= Benjamin Harris (publisher) =

American journalist

Benjamin Harris (fl. 1673–1716) was an English publisher, a figure of the Popish Plot in England who then moved to New England as an early journalist. He published the New England Primer, the first textbook in British America, and edited the first multi-page newspaper there, Publick Occurrences Both Foreign and Domestick, from 25 September 1690.

==Life==

His career in London, as a publisher of Whig books, pamphlets, and a newspaper is known from 1673. Many of his publications were anti-Catholic. He published the pamphlet Appeal from the Country to the City in 1679 by Charles Blount, opposing the succession of James, Duke of York, and was consequently convicted of sedition and ordered to pay a fine he could not afford. Released from prison, Harris resumed his anti-Catholic campaigning. From 1679 to 1681, Harris published a paper that displayed an early use of local news, Domestic Intelligence: Or News both from City and Country.

He moved to Boston in 1686 to start the London Coffee House, which provided both men and women (unusual at the time) access to foreign newspapers and books. After publishing The New-England Primer (c.1690) and Tulley’s Almanach, he set out to publish a newspaper (Mindich). Publick Occurrences Both Forreign and Domestick had three pages of text, with the fourth page left blank for others to write in pieces of news to hand around.
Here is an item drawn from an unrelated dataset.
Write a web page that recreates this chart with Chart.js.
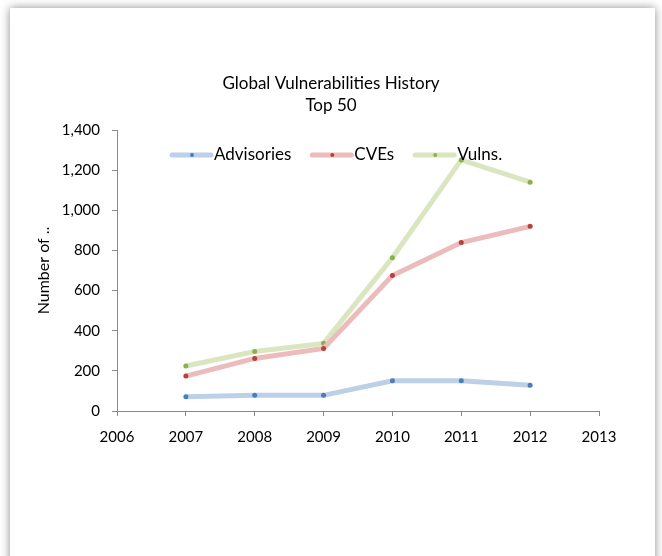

It focused on local news, and included gossip; one item concerned King William's War and atrocities attributed to Native American forces allied to the British, current in September 1690. Without a license, it was closed down after a single issue, Harris was jailed, and the next newspaper did not appear until 1704 when John Campbell's Boston News-Letter was the first American newspaper to last beyond the first issue.

From 1690 to 1695, Harris continued to run his coffeehouse and publish books. He joined another partner, John Allen in partnership. In 1692, he received the official assignment to print The Acts and Laws of Massachusetts in 1692 (Mindich). Harris was also active in community service, supporting homeless shelters and orphanages.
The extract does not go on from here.